[Excerpted records]
+-------+

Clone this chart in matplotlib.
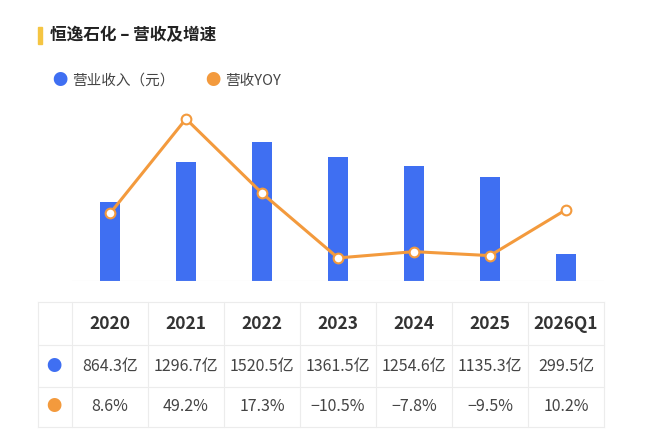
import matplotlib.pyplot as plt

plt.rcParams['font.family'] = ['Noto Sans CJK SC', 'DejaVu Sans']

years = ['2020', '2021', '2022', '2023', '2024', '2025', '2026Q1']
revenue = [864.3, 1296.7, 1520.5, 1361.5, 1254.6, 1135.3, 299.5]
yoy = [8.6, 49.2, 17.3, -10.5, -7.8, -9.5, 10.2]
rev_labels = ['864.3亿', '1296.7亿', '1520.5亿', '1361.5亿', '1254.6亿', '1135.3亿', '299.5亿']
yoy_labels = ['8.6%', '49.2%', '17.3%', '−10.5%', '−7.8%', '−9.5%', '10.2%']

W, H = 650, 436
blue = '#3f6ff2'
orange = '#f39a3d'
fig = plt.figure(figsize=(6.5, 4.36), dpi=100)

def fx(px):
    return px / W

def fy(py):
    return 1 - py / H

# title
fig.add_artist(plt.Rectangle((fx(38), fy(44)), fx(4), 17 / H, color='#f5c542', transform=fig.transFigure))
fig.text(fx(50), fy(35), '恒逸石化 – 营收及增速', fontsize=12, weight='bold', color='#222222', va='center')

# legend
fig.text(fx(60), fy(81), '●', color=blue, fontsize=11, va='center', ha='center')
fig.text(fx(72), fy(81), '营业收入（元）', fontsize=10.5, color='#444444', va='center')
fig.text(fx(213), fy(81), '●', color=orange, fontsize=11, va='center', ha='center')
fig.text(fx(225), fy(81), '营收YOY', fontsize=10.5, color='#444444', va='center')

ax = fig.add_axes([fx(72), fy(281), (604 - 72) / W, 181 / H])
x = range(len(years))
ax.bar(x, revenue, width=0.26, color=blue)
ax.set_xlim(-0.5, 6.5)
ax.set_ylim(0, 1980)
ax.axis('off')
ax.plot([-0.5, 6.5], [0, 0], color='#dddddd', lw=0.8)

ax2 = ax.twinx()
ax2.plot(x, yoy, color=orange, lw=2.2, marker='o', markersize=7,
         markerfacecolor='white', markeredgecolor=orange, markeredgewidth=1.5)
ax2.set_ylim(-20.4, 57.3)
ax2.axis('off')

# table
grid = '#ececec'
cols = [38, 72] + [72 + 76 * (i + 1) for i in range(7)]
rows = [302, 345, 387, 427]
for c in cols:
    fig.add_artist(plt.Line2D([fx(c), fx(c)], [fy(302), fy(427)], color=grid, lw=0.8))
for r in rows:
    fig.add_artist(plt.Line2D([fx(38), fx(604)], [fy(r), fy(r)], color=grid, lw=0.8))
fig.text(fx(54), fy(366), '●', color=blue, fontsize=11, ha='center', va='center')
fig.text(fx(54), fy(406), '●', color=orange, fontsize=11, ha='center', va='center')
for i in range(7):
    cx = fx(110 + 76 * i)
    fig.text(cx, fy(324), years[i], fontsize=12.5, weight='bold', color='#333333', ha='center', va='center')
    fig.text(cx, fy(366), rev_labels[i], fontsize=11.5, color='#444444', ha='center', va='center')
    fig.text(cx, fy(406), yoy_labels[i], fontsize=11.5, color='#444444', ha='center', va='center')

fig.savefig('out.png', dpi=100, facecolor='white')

+-------+

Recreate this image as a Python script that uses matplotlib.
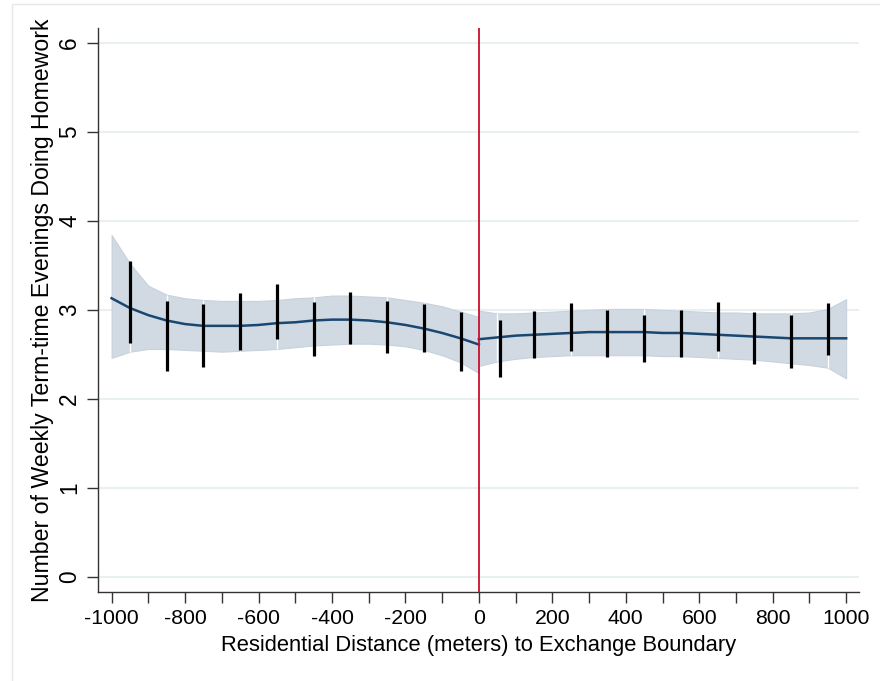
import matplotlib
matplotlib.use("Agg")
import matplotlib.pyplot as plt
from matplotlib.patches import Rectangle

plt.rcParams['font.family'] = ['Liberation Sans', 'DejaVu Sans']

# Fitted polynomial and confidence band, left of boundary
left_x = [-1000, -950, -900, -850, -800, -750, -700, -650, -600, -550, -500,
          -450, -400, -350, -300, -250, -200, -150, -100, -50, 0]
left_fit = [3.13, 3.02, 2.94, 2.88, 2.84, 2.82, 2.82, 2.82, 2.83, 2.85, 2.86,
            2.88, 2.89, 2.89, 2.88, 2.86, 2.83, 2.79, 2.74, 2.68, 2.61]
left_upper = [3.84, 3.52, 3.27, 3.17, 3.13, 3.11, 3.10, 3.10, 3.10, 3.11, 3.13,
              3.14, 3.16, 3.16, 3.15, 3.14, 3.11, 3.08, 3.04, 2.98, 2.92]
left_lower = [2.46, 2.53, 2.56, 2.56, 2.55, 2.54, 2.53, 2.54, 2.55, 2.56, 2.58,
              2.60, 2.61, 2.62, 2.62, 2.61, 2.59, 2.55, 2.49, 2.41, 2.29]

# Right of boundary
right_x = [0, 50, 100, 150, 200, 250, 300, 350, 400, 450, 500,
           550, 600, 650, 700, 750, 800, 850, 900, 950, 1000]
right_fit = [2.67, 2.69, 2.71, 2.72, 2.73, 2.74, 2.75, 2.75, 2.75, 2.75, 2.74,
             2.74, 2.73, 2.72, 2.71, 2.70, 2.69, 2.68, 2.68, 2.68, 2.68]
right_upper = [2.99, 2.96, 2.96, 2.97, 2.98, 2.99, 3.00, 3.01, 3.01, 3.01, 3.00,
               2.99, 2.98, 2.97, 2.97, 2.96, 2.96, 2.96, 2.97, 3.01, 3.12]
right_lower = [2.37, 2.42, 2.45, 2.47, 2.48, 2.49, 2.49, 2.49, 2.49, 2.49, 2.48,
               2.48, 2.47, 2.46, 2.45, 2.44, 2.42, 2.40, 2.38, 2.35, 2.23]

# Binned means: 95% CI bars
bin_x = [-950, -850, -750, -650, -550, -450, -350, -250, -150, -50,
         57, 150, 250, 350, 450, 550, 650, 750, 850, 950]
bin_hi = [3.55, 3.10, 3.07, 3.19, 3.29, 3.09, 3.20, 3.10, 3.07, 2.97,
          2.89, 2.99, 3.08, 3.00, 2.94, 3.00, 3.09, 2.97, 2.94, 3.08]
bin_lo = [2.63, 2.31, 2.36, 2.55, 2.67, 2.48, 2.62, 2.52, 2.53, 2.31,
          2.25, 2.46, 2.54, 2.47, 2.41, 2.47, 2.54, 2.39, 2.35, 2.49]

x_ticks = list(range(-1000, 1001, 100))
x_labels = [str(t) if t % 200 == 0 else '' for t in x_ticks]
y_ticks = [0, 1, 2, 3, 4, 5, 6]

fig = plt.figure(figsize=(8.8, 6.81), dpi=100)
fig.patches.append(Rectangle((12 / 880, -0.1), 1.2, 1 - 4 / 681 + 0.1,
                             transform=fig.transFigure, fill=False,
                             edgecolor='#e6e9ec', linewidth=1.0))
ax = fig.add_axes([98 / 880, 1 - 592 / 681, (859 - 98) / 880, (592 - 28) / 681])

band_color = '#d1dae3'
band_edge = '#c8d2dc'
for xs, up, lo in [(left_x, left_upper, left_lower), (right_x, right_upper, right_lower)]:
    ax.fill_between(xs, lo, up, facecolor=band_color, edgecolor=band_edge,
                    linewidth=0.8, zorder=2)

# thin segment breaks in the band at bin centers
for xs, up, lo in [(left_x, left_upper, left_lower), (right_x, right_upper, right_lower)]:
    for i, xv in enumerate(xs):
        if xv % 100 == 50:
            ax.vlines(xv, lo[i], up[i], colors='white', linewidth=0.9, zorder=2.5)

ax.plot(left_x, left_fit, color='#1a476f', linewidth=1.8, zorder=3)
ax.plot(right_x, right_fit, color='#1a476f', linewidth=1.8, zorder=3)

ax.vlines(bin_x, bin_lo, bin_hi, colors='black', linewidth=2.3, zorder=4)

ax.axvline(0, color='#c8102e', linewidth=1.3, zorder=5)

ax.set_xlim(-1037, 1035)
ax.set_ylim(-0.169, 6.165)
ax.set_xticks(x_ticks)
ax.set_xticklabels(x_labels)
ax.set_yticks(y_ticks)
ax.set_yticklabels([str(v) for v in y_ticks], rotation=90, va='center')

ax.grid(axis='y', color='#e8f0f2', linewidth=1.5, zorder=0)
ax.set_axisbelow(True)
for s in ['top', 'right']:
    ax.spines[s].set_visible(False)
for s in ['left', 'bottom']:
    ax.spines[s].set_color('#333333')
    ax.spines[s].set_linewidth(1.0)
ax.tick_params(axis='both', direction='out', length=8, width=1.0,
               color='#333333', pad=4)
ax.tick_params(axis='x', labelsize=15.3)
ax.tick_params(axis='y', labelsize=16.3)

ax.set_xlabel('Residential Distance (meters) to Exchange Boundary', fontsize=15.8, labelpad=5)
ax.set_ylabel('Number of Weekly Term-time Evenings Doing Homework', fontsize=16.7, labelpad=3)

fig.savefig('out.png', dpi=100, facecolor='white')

+-------+

[Task] Reproduce exactly the lines above starting at the line containing "Recreate this image" and ending at the line containing "2.60, 2.61, 2.62, 2.62, 2.61, 2.59, 2.55, 2.49, 2.41, 2.29]", including both, but not the pictures.

[Response to this task]
Recreate this image as a Python script that uses matplotlib.
import matplotlib
matplotlib.use("Agg")
import matplotlib.pyplot as plt
from matplotlib.patches import Rectangle

plt.rcParams['font.family'] = ['Liberation Sans', 'DejaVu Sans']

# Fitted polynomial and confidence band, left of boundary
left_x = [-1000, -950, -900, -850, -800, -750, -700, -650, -600, -550, -500,
          -450, -400, -350, -300, -250, -200, -150, -100, -50, 0]
left_fit = [3.13, 3.02, 2.94, 2.88, 2.84, 2.82, 2.82, 2.82, 2.83, 2.85, 2.86,
            2.88, 2.89, 2.89, 2.88, 2.86, 2.83, 2.79, 2.74, 2.68, 2.61]
left_upper = [3.84, 3.52, 3.27, 3.17, 3.13, 3.11, 3.10, 3.10, 3.10, 3.11, 3.13,
              3.14, 3.16, 3.16, 3.15, 3.14, 3.11, 3.08, 3.04, 2.98, 2.92]
left_lower = [2.46, 2.53, 2.56, 2.56, 2.55, 2.54, 2.53, 2.54, 2.55, 2.56, 2.58,
              2.60, 2.61, 2.62, 2.62, 2.61, 2.59, 2.55, 2.49, 2.41, 2.29]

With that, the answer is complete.